Consolidation has snowballed among orthopedic groups over the last two years as independent providers strategize to maintain autonomy and capitalize on the shift to value-based care.

Since 2020, the orthopedic sector has seen a spike in the size and scope of private equity-backed management services organizations, which are building strong regional and national brands by aligning with high-quality surgeons and practices.

MSOs typically assist their affiliate practices with time-consuming administrative responsibilities, including coding, billing, compliance, payroll and revenue cycle management. MSOs aggregate volume and as such, obtain the best pricing for supplies, implants and payer contracts. They are increasingly owned by private equity investors and commercial payers, but hospitals, groups of physicians and hospital-physician joint ventures are also involved in the space.

"What we hear time and time again is that this option allows for [independent practices] to maintain their brand identity, clinical autonomy and a level of income that they're accustomed to," Graham Young, vice president of mergers and acquisition at U.S. Orthopaedic Partners, told Becker's. "It allows them resources over a fairly broad network that's more broadly defined, whether that's the ability to tap into payer or employer opportunities, hospital partnerships or individual de novo opportunities for that practice — those are all still on the table."

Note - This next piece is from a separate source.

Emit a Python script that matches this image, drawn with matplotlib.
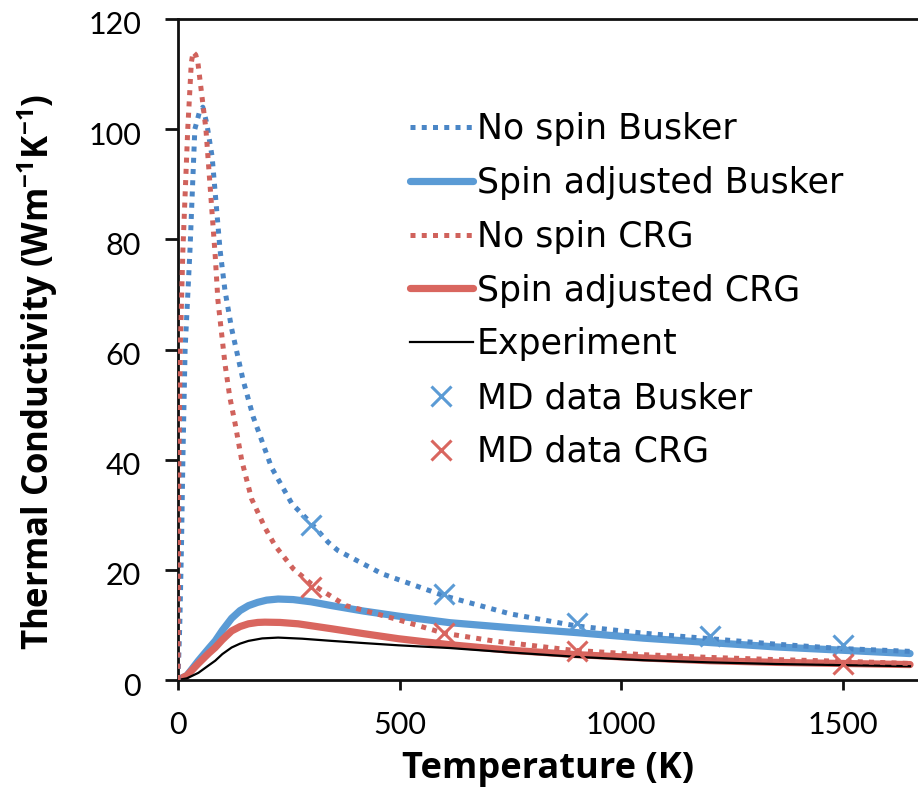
import matplotlib
matplotlib.use("Agg")
import matplotlib.pyplot as plt
import matplotlib.transforms as mtransforms

# ---- data ----
T_ns_busker = [0, 4, 8, 11, 16, 27, 38, 48, 56, 65, 77, 95, 106, 121, 147, 170, 211, 257, 300,
               339, 361, 460, 600, 750, 900, 1050, 1200, 1350, 1500, 1652]
K_ns_busker = [0, 10, 25, 40, 60, 78, 100, 103, 104, 101, 95, 78, 70.7, 63.8, 54.4, 47.7, 38.6, 32,
               28.5, 25, 23.5, 19.3, 15.3, 12.0, 9.8, 8.5, 7.5, 6.5, 5.7, 5.2]

T_ns_crg = [0, 2, 5, 11, 22, 30, 34, 40, 45, 63, 84, 90, 106, 117, 129, 144, 166, 196, 219, 260,
            300, 379, 490, 600, 711, 890, 1050, 1200, 1350, 1500, 1652]
K_ns_crg = [0, 40, 60, 78, 100, 112, 114, 113.5, 112, 100, 77, 69, 57.4, 51.3, 46.5, 39.8, 32.9,
            27.7, 24.4, 20.2, 17.5, 13.5, 11.1, 8.5, 7.1, 5.4, 4.6, 4.1, 3.7, 3.4, 3.0]

T_sp_busker = [0, 20, 46, 70, 84, 100, 121, 140, 159, 180, 200, 226, 260, 300, 347, 420, 497, 614,
               750, 900, 1050, 1200, 1350, 1500, 1652]
K_sp_busker = [0, 0.8, 3.5, 5.8, 7.1, 9.0, 11.2, 12.6, 13.5, 14.1, 14.5, 14.7, 14.6, 14.2, 13.5,
               12.5, 11.6, 10.4, 9.5, 8.6, 7.6, 6.8, 6.0, 5.4, 4.8]

T_sp_crg = [0, 20, 46, 70, 84, 100, 121, 140, 159, 180, 196, 230, 271, 347, 420, 497, 614, 750,
            900, 1050, 1200, 1350, 1500, 1652]
K_sp_crg = [0, 0.8, 3.0, 4.9, 5.9, 7.3, 8.9, 9.7, 10.2, 10.45, 10.5, 10.45, 10.2, 9.3, 8.4, 7.5,
            6.4, 5.4, 4.6, 4.0, 3.5, 3.2, 3.0, 2.8]

T_exp = [0, 20, 46, 70, 84, 100, 121, 140, 159, 190, 226, 280, 347, 420, 497, 614, 750, 900,
         1050, 1200, 1350, 1500, 1652]
K_exp = [0, 0.3, 1.3, 2.7, 3.5, 4.7, 5.9, 6.6, 7.1, 7.55, 7.7, 7.5, 7.1, 6.7, 6.3, 5.8, 5.0, 4.2,
         3.6, 3.2, 2.9, 2.7, 2.5]

T_md_busker = [300, 600, 900, 1200, 1500]
K_md_busker = [28.2, 15.6, 10.4, 8.0, 6.3]

T_md_crg = [300, 600, 900, 1500]
K_md_crg = [16.9, 8.6, 5.2, 2.9]

x_ticks = [0, 500, 1000, 1500]
y_ticks = [0, 20, 40, 60, 80, 100, 120]

# ---- style ----
plt.rcParams['mathtext.fontset'] = 'custom'
plt.rcParams['mathtext.rm'] = 'Open Sans:bold'
plt.rcParams['mathtext.default'] = 'rm'

blue_dot = '#4a86c6'
blue = '#5b9bd5'
red_dot = '#d0625c'
red = '#d9665f'

fig = plt.figure(figsize=(9.18, 7.89), dpi=100)
ax = fig.add_axes([178 / 918, 1 - 680 / 789, 1 - 178 / 918, (680 - 19) / 789])

ax.plot(T_ns_busker, K_ns_busker, color=blue_dot, lw=3.6, linestyle=(0, (1, 1.25)),
        dash_capstyle='butt', label='No spin Busker', zorder=3)
ax.plot(T_sp_busker, K_sp_busker, color=blue, lw=5.2, solid_capstyle='round',
        solid_joinstyle='round', label='Spin adjusted Busker', zorder=2)
ax.plot(T_ns_crg, K_ns_crg, color=red_dot, lw=3.6, linestyle=(0, (1, 1.25)),
        dash_capstyle='butt', label='No spin CRG', zorder=3)
ax.plot(T_sp_crg, K_sp_crg, color=red, lw=5.2, solid_capstyle='round',
        solid_joinstyle='round', label='Spin adjusted CRG', zorder=2)
ax.plot(T_exp, K_exp, color='black', lw=1.6, label='Experiment', zorder=2)
ax.plot(T_md_busker, K_md_busker, linestyle='none', marker='x', ms=14, mew=2.2,
        color=blue, label='MD data Busker', zorder=4)
ax.plot(T_md_crg, K_md_crg, linestyle='none', marker='x', ms=14, mew=2.2,
        color=red, label='MD data CRG', zorder=4)

ax.set_xlim(0, 1670)
ax.set_ylim(0, 120)
ax.set_xticks(x_ticks)
ax.set_yticks(y_ticks)

for side in ['left', 'bottom', 'top']:
    ax.spines[side].set_linewidth(2.0)
    ax.spines[side].set_color('#111111')
ax.spines['right'].set_visible(False)

ax.tick_params(axis='both', direction='out', width=2.0, color='#111111', labelsize=22)
ax.tick_params(axis='x', length=7.5, pad=15)
ax.tick_params(axis='y', length=9.5, pad=17)
shift = mtransforms.ScaledTranslation(0, -4 / 100, fig.dpi_scale_trans)
for lab in ax.get_yticklabels():
    lab.set_fontfamily('Lato')
    lab.set_transform(lab.get_transform() + shift)
for lab in ax.get_xticklabels():
    lab.set_fontfamily('Lato')

ax.set_xlabel('Temperature (K)', fontfamily='Open Sans', fontweight='bold', fontsize=26)
ax.set_ylabel('Thermal Conductivity (Wm$^{-1}$K$^{-1}$)', fontfamily='Open Sans',
              fontweight='bold', fontsize=25)
ax.xaxis.set_label_coords(0.5, (679 - 750) / 660)
ax.yaxis.set_label_coords((60 - 178) / 740, (679 - 371) / 660)

leg = ax.legend(loc='upper left', bbox_to_anchor=((410 - 178) / 740, (679 - 112) / 660),
                frameon=False, prop={'family': 'DejaVu Sans', 'size': 25},
                handlelength=1.8, handletextpad=0.12, labelspacing=0.57,
                borderaxespad=0, borderpad=0)

fig.savefig('out.png', dpi=100)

Many smaller orthopedic groups have joined MSOs in recent years, and larger orthopedic groups have partnered with private equity firms to form their own MSO joint ventures.

In December, Atlanta-based Resurgens Orthopaedics affiliated with New York City-based private equity firm Welsh, Carson, Anderson & Stowe to build an orthopedic platform led by CEO Alex Bateman. Frank Aluisio, MD, physician president of Durham, N.C.-based EmergeOrtho, also told Becker's his practice is in the infancy stages of how it plans to "attack and develop an MSO."

Arguably the biggest advantage MSOs are offering smaller independent practices is the ability to collect and share data in a coalition with other like-minded practices. As healthcare moves from volume to value-based care, cost and outcomes data will be even more critical — not just in contract negotiations with payers but also to determine optimal care pathways.

"We're stronger together," Meredith Warf, vice president of ASC operations at U.S. Orthopaedic Partners,  told Becker's. "One of the reasons why consolidation is a great choice in orthopedics is because of the size and scale that can be attained when you bring providers together. We're really looking at No. 1, value-based care. It's here to stay."

USOP considers the rising number of bundled payment procedures as one of the biggest challenges for orthopedic practices in the next five years.

"We collect data on all patients, and in bundled care, you have to follow up at certain intervals determined by your payer contracts and research programs," Ms. Wharf said. "That collection is extravagantly manual: having to aggregate that [data], pull it out, be able to benchmark it internally and externally and present it to the payer for your reconciliation in value-based care, as well as helping the patient understand the benefit in all of that."

Orthopedic practices that identify the most efficient way to aggregate data and "pull it together in the right way" without disrupting surgeons' clinical and day-to-day operations will be the ones who stand out in a crowded value-based market, Ms. Wharf said.